The former governor also noted the economic difficulties dogging the United States under the Obama administration. “Today in America, 70 percent of us are earning the same or less than we were 10 years ago,” he said.

He pointed the finger at powerful special interests who he said have been “allowing our land of opportunity to become a land of inequality.” Wall Street soars, he added, while Main Street struggles. “If a bank is too big to fail,” he said, “we need to break it up before it breaks us again.”

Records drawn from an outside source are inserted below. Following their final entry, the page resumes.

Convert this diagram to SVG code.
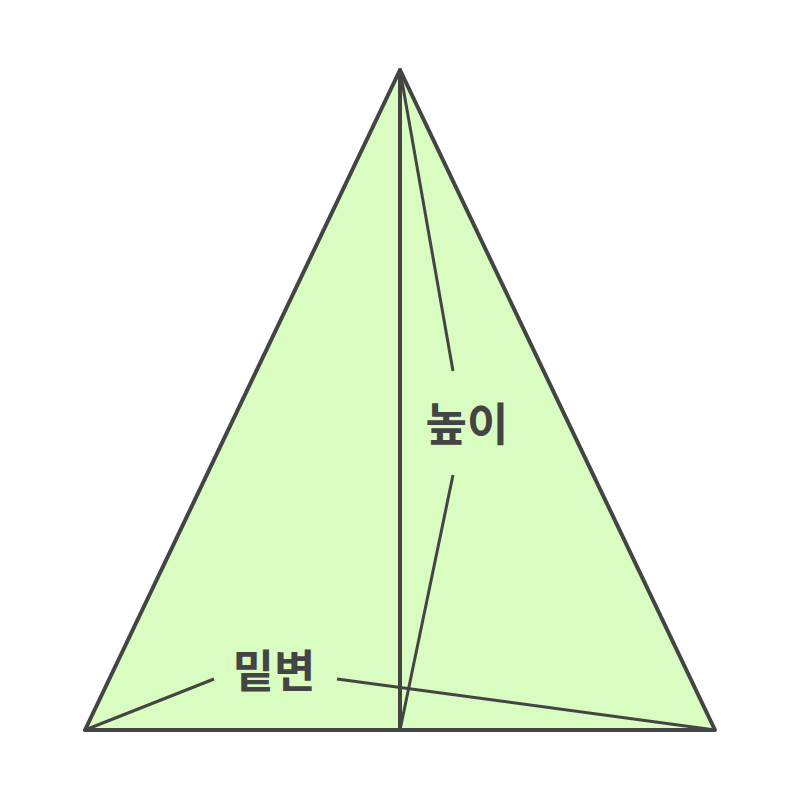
<svg xmlns="http://www.w3.org/2000/svg" width="800" height="800" viewBox="0 0 800 800">
<style>
.edge{stroke:#444;stroke-width:4;fill:none;stroke-linecap:round;stroke-linejoin:round}
.tri{fill:#d9fdc0}
.lbl{stroke:#444;stroke-width:3;fill:none;stroke-linecap:butt}
.t{font-family:"Noto Sans CJK KR","Noto Sans",sans-serif;font-weight:bold;font-size:45px;fill:#444;text-anchor:middle;dominant-baseline:central}
</style>
<rect width="800" height="800" fill="#fff"/>
<g id="triangle">
<polygon points="400,70 85,730 715,730" class="edge tri"/>
</g>
<g id="connectors">
<line class="edge" x1="400" y1="70" x2="400" y2="730"/>
<line class="lbl" x1="400" y1="70" x2="453" y2="371"/>
<line class="lbl" x1="453" y1="475" x2="400" y2="730"/>
<line class="lbl" x1="85" y1="730" x2="214" y2="679"/>
<line class="lbl" x1="337" y1="679" x2="715" y2="730"/>
</g>
<g id="label-height"><text class="t" x="467" y="421">높이</text></g>
<g id="label-base"><text class="t" x="274" y="668">밑변</text></g>
</svg>
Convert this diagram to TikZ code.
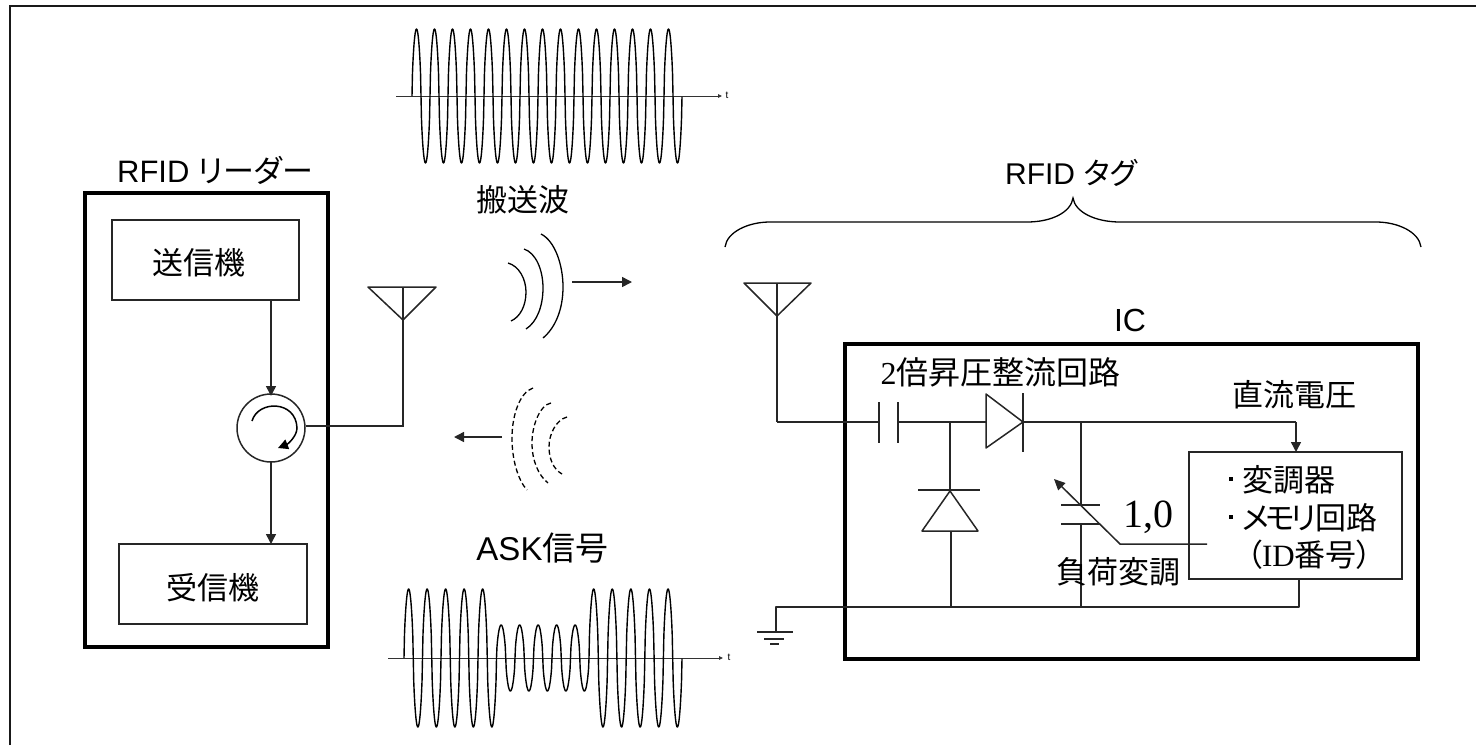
\documentclass[tikz,border=0pt]{standalone}
\usepackage{fontspec}
\setmainfont{Liberation Serif}
\newfontfamily\sa{Liberation Sans}
\newfontfamily\jp[RawFeature=+palt]{Noto Sans CJK JP}
\usetikzlibrary{arrows.meta,calc}
\tikzset{
  thinw/.style={line width=1.5pt,black!85},
  thickbox/.style={draw=black,line width=3.2pt,inner sep=0pt,outer sep=0pt,fill=none},
  thinbox/.style={draw=black!85,line width=1.6pt,inner sep=0pt,outer sep=0pt,fill=none},
  lbl/.style={inner sep=0pt,outer sep=0pt,font=\jp\fontsize{31}{31}\selectfont},
  arr/.style={thinw,-{Triangle[length=10pt,width=10pt]}},
  sarr/.style={black!80,line width=0.9pt,-{Triangle[length=4pt,width=3.5pt]}},
  wave/.style={line width=1.4pt,black,line join=round},
  curveS/.style={line width=1.3pt,black},
  curveD/.style={line width=1.3pt,black,dash pattern=on 5pt off 3pt},
  gnd/.style={line width=1.5pt,black!85},
}
\begin{document}
\begin{tikzpicture}[x=1pt,y=-1pt]
\useasboundingbox (0,0) rectangle (1476,745);
% outer frame
\coordinate (f1) at (10,745);\coordinate (f2) at (10,6);\coordinate (f3) at (1476,6);
\draw[line width=2pt,black!90] (f1) -- (f2) -- (f3);

% carrier waveform
\coordinate (ax1s) at (396,96);\coordinate (ax1e) at (722,96);
\draw[sarr] (ax1s) -- (ax1e);
\node[inner sep=0pt,font=\sa\fontsize{10}{10}\selectfont] (t1) at (727,95) {t};
\draw[wave] plot[domain=0:270,samples=601] ({412+\x},{96-67*sign(sin(\x*20))*pow(abs(sin(\x*20))+0.0001,0.6)});

% ASK waveform
\coordinate (ax2s) at (388,658);\coordinate (ax2e) at (723,658);
\draw[sarr] (ax2s) -- (ax2e);
\node[inner sep=0pt,font=\sa\fontsize{10}{10}\selectfont] (t2) at (729,657) {t};
\draw[wave] plot[domain=0:92.5,samples=201] ({404+\x},{658-69*sign(sin(\x*19.4595))*pow(abs(sin(\x*19.4595))+0.0001,0.6)})
  -- plot[domain=92.5:185,samples=201] ({404+\x},{658-33*sign(sin(\x*19.4595))*pow(abs(sin(\x*19.4595))+0.0001,0.6)})
  -- plot[domain=0:93,samples=201] ({589+\x},{658-69*sign(sin(\x*19.3548))*pow(abs(sin(\x*19.3548))+0.0001,0.6)});

% reader
\node[thickbox,minimum width=243pt,minimum height=454pt] (reader) at (206.5,420) {};
\node[thinbox,minimum width=187pt,minimum height=80pt] (tx) at (205.5,260) {};
\node[thinbox,minimum width=188pt,minimum height=80pt] (rx) at (213,584) {};
\node[lbl] (txl) at (198.5,263) {送信機};
\node[lbl] (rxl) at (212.5,588) {受信機};
\node[inner sep=0pt,font=\sa\fontsize{31}{31}\selectfont] (rdl) at (215,170) {RFID {\jp リーダー}};
\node[draw=black!85,line width=1.5pt,circle,minimum size=68pt,inner sep=0pt,outer sep=0pt] (circ) at (271,428) {};
\draw[arr] (tx.south -| circ.north) -- ([yshift=-2pt]circ.north);
\draw[arr] (circ.south) -- (rx.north -| circ.south);
\coordinate (ca) at (252,421);
\draw[line width=1.5pt,black,-{Triangle[length=10pt,width=10pt]}] (ca) .. controls (258,400) and (296,400) .. (297,428) .. controls (297,436) and (288,444) .. (278,448);
% reader antenna
\coordinate (a1l) at (368,287);\coordinate (a1r) at (436,287);\coordinate (a1t) at (403,320);\coordinate (a1c) at (403,287);\coordinate (a1j) at (403,426);\coordinate (cr) at (306,426);
\draw[thinw,line join=round] (a1l) -- (a1r) -- (a1t) -- cycle;
\draw[thinw] (a1c) -- (a1t) -- (a1j) -- (cr);

% waves
\node[lbl] (carl) at (522.5,200) {搬送波};
\draw[curveS] (508,263) .. controls (519,266) and (526,279) .. (526,292) .. controls (526,306) and (520,317) .. (511,321);
\draw[curveS] (524,249) .. controls (536,253) and (543,270) .. (543,288) .. controls (543,306) and (537,322) .. (526,329);
\draw[curveS] (541,234) .. controls (555,241) and (563,265) .. (563,287) .. controls (563,310) and (555,328) .. (543,338);
\coordinate (w1) at (572,282);\coordinate (w2) at (632,282);
\draw[arr] (w1) -- (w2);
\draw[curveD] (533,388) .. controls (520,392) and (512,415) .. (512,438) .. controls (512,460) and (518,480) .. (527,490);
\draw[curveD] (551,403) .. controls (540,405) and (532,425) .. (532,443) .. controls (532,460) and (538,475) .. (548,483);
\draw[curveD] (567,417) .. controls (556,420) and (549,434) .. (549,447) .. controls (549,458) and (553,469) .. (562,474);
\coordinate (w3) at (502,437);\coordinate (w4) at (454,437);
\draw[arr] (w3) -- (w4);
\node[inner sep=0pt,font=\sa\fontsize{33}{33}\selectfont] (askl) at (542.5,548) {ASK{\jp 信号}};

% brace
\node[inner sep=0pt,font=\sa\fontsize{30}{30}\selectfont] (tagl) at (1071,173) {RFID {\jp タグ}};
\coordinate (b1) at (725,247);\coordinate (b2) at (770,222);\coordinate (b3) at (1027,222);\coordinate (b4) at (1073,198);\coordinate (b5) at (1120,222);\coordinate (b6) at (1376,222);\coordinate (b7) at (1421,247);
\draw[line width=1.3pt,black] (b1) .. controls (727,232) and (748,222) .. (b2) -- (b3) .. controls (1052,222) and (1071,212) .. (b4) .. controls (1075,212) and (1095,222) .. (b5) -- (b6) .. controls (1398,222) and (1419,232) .. (b7);

% tag antenna
\coordinate (a2l) at (744,283);\coordinate (a2r) at (811,283);\coordinate (a2t) at (777,316);\coordinate (a2c) at (777,283);\coordinate (a2j) at (777,422);
\draw[thinw,line join=round] (a2l) -- (a2r) -- (a2t) -- cycle;
\draw[thinw] (a2c) -- (a2t) -- (a2j);

% IC
\node[thickbox,minimum width=573pt,minimum height=315pt] (ic) at (1131.5,501.5) {};
\node[inner sep=0pt,font=\sa\fontsize{32}{32}\selectfont] (icl) at (1130,320) {IC};
\node[inner sep=0pt,font=\fontsize{32}{32}\selectfont] (dbl) at (1000.5,372) {2{\jp 倍昇圧整流回路}};
\node[lbl] (dcl) at (1294,395) {直流電圧};
% series capacitor
\coordinate (c1t) at (879,402);\coordinate (c1b) at (879,443);\coordinate (c2t) at (898,402);\coordinate (c2b) at (898,443);
\coordinate (c1m) at (879,422);\coordinate (c2m) at (898,422);
\draw[thinw] (c1t) -- (c1b);\draw[thinw] (c2t) -- (c2b);
\draw[thinw] (a2j) -- (c1m);
% series diode
\coordinate (d1a) at (986,394);\coordinate (d1b) at (986,448);\coordinate (d1t) at (1023,422);\coordinate (d1m) at (986,422);
\coordinate (d1bt) at (1023,393);\coordinate (d1bb) at (1023,452);
\draw[thinw,line join=round] (d1a) -- (d1t) -- (d1b) -- cycle;
\draw[thinw] (d1bt) -- (d1bb);
\draw[thinw] (c2m) -- (d1m);
% module
\node[thinbox,minimum width=213pt,minimum height=127pt] (mod) at (1295.5,515.5) {};
\coordinate (dcc) at (1296,422);
\draw[thinw] (d1t) -- (dcc);
\draw[arr] (dcc) -- (mod.north -| dcc);
% shunt diode
\coordinate (jn1) at (950,422);\coordinate (d2t) at (950,490);\coordinate (d2bl) at (918,490);\coordinate (d2br) at (980,490);
\coordinate (d2a) at (950,491);\coordinate (d2l) at (922,531);\coordinate (d2r) at (978,531);
\coordinate (d2m) at (951,531);\coordinate (jn2) at (951,607);
\draw[thinw] (jn1) -- (d2t);\draw[thinw] (d2bl) -- (d2br);
\draw[thinw,line join=round] (d2a) -- (d2l) -- (d2r) -- cycle;
\draw[thinw] (d2m) -- (jn2);
% load cap
\coordinate (jc1) at (1081,422);\coordinate (pt) at (1081,505);\coordinate (pb) at (1081,524);\coordinate (jc2) at (1081,607);
\coordinate (ptl) at (1061,505);\coordinate (ptr) at (1100,505);\coordinate (pbl) at (1061,524);\coordinate (pbr) at (1100,524);
\draw[thinw] (jc1) -- (pt);\draw[thinw] (pb) -- (jc2);
\draw[thinw] (ptl) -- (ptr);\draw[thinw] (pbl) -- (pbr);
% ground bus
\coordinate (gt) at (776,632);\coordinate (gc) at (776,607);\coordinate (gr) at (1299,607);
\draw[thinw,line join=round] (gt) -- (gc) -- (gr) -- (mod.south -| gr);
\coordinate (g1l) at (757,632);\coordinate (g1r) at (793,632);\coordinate (g2l) at (764,639);\coordinate (g2r) at (784,639);\coordinate (g3l) at (770,644);\coordinate (g3r) at (779,644);
\draw[gnd] (g1l) -- (g1r);\draw[gnd] (g2l) -- (g2r);\draw[gnd] (g3l) -- (g3r);
% modulation
\coordinate (ms) at (1207,544);\coordinate (mk) at (1120,544);\coordinate (me) at (1054,479);
\draw[thinw,-{Triangle[length=11pt,width=10pt]}] (ms) -- (mk) -- (me);
\node[inner sep=0pt,font=\fontsize{40}{40}\selectfont] (ten) at (1148.5,517) {1,0};
\node[lbl] (lm) at (1118,572) {負荷変調};
\node[inner sep=0pt,anchor=west,font=\jp\fontsize{31}{31}\selectfont] (m1) at (1242,480) {変調器};
\node[inner sep=0pt,anchor=west,font=\jp\fontsize{31}{31}\selectfont] (m2) at (1242,518) {メ\kern-4pt モ\kern-4pt リ\kern-1pt 回路};
\node[inner sep=0pt,minimum size=4pt,fill=black] (b1d) at (1231,479) {};
\node[inner sep=0pt,minimum size=4pt,fill=black] (b2d) at (1231,517) {};
\node[inner sep=0pt,font=\fontsize{31}{31}\selectfont] (m3) at (1309.5,555) {{\jp （}ID{\jp 番号）}};
\end{tikzpicture}
\end{document}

O’Malley also took note of last month’s riots in Baltimore, where he was once mayor, without proposing specific solutions to the city’s problems. “What took place was not only about race, not only about policing,” he said. “It was about everything it is supposed to mean to be an American.”

Before he spoke, the former governor was introduced by a college student who said he benefited when O’Malley signed a state version of the DREAM Act, which allowed him to attend school despite being an illegal immigrant.

In his remarks, O’Malley bragged about signing that act and vowed he’ll legalize millions of illegal aliens if elected president.

“For the sake of our country’s growth, we must also bring 11 million of our neighbors out of the shadows by passing comprehensive immigration reform,” O’Malley insisted.

O’Malley’s support for illegal aliens mirrors Hillary Clinton’s, which she announced in Nevada earlier this month. It would also set up an interesting contrast with at least some of the GOP contenders, who are saying they want to take a harder line on illegals.

On economics, O’Malley called for a higher minimum wage and stronger unions, saying those policies would help deliver a stronger economy. He also warned about climate change, calling it a great opportunity to develop alternative energy sources.

O’Malley has a long way to go. He barely mentioned the former secretary of state in his remarks, but Hillary Clinton maintains a massive lead in the Democrat party. A Quinnipiac poll released this week shows he’d earn only 1 percent of Democrat votes if the primary “were being held today.” Hillary Clinton took 57 percent in that survey.